## Data section
▼

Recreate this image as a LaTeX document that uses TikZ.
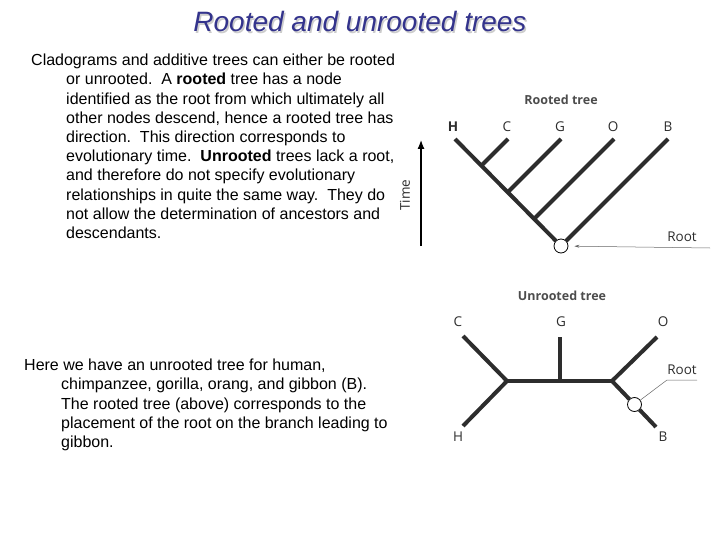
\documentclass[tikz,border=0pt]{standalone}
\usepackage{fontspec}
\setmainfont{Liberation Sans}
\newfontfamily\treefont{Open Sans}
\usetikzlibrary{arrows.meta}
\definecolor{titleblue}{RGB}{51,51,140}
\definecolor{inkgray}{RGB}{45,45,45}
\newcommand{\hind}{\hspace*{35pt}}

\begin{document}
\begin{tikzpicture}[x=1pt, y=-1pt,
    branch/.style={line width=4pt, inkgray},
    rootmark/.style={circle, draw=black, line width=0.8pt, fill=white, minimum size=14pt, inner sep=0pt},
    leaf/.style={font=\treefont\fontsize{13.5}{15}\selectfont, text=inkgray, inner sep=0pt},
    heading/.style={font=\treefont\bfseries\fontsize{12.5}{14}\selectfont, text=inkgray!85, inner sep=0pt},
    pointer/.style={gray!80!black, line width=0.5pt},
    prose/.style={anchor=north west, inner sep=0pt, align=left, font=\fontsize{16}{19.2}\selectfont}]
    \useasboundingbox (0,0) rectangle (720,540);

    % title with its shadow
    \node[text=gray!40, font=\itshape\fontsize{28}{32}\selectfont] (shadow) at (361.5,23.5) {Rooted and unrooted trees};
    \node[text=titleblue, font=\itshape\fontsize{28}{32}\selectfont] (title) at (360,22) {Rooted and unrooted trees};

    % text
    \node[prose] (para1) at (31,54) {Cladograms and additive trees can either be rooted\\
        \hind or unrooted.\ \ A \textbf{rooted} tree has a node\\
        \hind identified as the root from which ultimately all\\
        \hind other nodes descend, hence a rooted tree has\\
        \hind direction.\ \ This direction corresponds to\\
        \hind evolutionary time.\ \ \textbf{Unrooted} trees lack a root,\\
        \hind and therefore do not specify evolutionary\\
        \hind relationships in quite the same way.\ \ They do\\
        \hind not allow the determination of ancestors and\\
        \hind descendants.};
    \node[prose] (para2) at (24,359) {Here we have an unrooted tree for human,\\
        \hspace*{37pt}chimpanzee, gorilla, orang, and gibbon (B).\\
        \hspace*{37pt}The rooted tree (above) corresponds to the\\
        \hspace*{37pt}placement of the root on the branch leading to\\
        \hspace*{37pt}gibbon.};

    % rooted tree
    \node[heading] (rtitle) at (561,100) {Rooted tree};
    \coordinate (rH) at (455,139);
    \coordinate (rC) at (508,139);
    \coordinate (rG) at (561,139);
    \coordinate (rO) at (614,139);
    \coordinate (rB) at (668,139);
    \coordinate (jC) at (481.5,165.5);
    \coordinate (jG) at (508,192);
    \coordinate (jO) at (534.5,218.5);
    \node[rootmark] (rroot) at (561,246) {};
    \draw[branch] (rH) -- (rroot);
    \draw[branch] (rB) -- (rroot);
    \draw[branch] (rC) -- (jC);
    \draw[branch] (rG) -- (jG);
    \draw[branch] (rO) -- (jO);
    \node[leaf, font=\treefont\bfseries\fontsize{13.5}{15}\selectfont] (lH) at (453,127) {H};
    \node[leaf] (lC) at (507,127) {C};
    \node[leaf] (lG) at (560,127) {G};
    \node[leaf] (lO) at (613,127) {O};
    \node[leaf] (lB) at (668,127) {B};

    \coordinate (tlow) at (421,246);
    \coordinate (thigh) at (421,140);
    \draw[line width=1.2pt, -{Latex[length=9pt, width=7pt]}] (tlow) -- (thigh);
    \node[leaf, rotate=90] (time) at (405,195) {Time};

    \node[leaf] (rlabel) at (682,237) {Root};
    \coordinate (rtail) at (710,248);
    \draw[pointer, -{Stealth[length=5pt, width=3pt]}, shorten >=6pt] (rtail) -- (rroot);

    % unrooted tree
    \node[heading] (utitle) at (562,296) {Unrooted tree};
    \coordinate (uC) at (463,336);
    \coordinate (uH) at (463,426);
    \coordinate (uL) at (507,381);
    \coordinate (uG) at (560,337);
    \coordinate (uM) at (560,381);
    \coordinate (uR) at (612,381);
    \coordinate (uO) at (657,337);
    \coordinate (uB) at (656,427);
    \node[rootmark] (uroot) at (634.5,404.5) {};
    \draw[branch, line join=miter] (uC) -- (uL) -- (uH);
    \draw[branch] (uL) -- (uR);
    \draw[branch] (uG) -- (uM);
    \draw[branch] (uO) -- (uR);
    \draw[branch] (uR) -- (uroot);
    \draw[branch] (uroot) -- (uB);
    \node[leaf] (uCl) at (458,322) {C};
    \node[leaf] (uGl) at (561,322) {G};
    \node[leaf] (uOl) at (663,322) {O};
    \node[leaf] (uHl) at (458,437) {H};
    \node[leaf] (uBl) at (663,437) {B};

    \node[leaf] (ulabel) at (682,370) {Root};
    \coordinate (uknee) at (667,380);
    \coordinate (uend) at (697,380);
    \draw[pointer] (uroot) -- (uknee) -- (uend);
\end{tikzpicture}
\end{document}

▲
▼

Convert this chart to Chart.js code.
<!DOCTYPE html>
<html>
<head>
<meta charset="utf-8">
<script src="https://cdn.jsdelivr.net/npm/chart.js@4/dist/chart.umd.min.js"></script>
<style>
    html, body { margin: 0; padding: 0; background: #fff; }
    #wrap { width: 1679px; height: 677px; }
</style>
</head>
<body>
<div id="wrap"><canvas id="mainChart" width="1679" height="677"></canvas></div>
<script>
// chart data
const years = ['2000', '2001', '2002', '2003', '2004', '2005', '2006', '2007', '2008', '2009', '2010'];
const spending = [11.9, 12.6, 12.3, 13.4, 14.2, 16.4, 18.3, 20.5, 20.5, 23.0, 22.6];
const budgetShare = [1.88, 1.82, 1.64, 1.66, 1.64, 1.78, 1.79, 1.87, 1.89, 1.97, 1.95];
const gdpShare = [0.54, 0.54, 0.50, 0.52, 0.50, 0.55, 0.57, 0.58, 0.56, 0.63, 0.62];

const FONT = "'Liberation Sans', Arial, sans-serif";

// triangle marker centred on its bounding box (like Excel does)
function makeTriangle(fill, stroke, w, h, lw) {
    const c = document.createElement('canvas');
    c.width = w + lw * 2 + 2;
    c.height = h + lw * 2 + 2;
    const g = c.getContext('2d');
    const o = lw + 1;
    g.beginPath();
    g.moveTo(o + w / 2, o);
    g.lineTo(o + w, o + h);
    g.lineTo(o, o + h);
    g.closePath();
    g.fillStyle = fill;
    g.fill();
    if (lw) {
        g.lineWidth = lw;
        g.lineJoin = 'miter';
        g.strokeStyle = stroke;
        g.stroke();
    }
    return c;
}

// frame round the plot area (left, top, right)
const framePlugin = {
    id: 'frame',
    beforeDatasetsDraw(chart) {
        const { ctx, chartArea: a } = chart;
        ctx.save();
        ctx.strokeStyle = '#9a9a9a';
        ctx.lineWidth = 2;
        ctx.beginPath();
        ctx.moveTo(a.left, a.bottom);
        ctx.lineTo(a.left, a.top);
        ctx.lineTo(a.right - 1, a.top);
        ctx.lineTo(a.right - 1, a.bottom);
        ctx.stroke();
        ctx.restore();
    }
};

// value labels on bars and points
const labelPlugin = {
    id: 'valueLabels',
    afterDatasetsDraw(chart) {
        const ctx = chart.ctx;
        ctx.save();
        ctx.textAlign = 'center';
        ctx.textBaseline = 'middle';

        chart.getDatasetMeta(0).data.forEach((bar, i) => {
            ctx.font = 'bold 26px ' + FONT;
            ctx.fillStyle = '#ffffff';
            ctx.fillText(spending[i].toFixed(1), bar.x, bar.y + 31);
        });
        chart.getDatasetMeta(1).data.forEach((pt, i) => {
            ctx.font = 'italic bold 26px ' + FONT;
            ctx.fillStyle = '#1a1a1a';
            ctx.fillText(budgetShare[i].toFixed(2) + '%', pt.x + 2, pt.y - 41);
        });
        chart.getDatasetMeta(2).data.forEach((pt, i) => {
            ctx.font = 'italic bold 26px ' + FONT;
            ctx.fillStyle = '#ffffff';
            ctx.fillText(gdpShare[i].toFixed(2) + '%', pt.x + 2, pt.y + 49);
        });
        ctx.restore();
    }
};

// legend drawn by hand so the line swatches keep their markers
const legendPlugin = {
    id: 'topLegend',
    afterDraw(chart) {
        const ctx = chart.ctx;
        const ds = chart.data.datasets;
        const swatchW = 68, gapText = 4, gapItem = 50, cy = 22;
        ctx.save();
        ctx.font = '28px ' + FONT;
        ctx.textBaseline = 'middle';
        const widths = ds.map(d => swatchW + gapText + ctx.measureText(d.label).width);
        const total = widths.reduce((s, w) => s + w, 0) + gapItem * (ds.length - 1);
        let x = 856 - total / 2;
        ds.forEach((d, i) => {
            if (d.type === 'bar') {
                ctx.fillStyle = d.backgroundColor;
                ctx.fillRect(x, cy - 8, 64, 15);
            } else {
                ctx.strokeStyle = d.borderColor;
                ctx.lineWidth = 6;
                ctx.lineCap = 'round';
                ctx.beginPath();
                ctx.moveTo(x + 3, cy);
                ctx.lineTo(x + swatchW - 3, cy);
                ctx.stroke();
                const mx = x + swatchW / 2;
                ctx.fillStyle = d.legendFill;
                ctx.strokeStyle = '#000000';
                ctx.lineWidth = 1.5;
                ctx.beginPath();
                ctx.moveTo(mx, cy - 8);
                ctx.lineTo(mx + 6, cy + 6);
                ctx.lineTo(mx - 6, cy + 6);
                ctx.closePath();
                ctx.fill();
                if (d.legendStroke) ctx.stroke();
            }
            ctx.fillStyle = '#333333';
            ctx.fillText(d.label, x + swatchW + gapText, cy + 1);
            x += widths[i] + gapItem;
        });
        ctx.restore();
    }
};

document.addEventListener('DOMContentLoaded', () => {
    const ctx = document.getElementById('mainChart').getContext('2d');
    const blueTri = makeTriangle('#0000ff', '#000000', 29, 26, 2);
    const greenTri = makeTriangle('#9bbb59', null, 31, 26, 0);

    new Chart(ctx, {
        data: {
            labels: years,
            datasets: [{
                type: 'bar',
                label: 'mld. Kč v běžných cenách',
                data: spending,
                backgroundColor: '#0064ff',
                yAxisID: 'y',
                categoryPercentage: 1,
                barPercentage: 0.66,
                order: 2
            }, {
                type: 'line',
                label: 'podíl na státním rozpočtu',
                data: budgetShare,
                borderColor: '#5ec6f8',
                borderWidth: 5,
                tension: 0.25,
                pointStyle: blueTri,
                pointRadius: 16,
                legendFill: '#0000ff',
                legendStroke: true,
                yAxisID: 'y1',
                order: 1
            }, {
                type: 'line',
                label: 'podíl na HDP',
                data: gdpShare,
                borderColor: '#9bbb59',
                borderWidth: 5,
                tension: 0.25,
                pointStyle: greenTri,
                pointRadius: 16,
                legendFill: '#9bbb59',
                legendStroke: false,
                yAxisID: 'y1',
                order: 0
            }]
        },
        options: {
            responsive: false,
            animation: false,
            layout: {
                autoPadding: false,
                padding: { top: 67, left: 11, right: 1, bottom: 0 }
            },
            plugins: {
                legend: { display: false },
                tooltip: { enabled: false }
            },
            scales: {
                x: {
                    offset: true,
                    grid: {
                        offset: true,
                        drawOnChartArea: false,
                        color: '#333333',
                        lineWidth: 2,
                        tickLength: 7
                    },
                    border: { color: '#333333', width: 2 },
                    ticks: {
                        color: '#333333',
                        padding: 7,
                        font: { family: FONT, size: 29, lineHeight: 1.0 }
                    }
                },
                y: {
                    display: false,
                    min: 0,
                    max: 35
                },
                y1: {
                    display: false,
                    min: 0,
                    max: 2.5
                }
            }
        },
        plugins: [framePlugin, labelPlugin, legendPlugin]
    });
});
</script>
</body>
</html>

▲

## Short task
Do not copy any pictures. Retype exactly the stretch from the line with "Recreate this image" through the line with "(title) at (360,22)".

## Solution to this task
Recreate this image as a LaTeX document that uses TikZ.
\documentclass[tikz,border=0pt]{standalone}
\usepackage{fontspec}
\setmainfont{Liberation Sans}
\newfontfamily\treefont{Open Sans}
\usetikzlibrary{arrows.meta}
\definecolor{titleblue}{RGB}{51,51,140}
\definecolor{inkgray}{RGB}{45,45,45}
\newcommand{\hind}{\hspace*{35pt}}

\begin{document}
\begin{tikzpicture}[x=1pt, y=-1pt,
    branch/.style={line width=4pt, inkgray},
    rootmark/.style={circle, draw=black, line width=0.8pt, fill=white, minimum size=14pt, inner sep=0pt},
    leaf/.style={font=\treefont\fontsize{13.5}{15}\selectfont, text=inkgray, inner sep=0pt},
    heading/.style={font=\treefont\bfseries\fontsize{12.5}{14}\selectfont, text=inkgray!85, inner sep=0pt},
    pointer/.style={gray!80!black, line width=0.5pt},
    prose/.style={anchor=north west, inner sep=0pt, align=left, font=\fontsize{16}{19.2}\selectfont}]
    \useasboundingbox (0,0) rectangle (720,540);

    % title with its shadow
    \node[text=gray!40, font=\itshape\fontsize{28}{32}\selectfont] (shadow) at (361.5,23.5) {Rooted and unrooted trees};
    \node[text=titleblue, font=\itshape\fontsize{28}{32}\selectfont] (title) at (360,22) {Rooted and unrooted trees};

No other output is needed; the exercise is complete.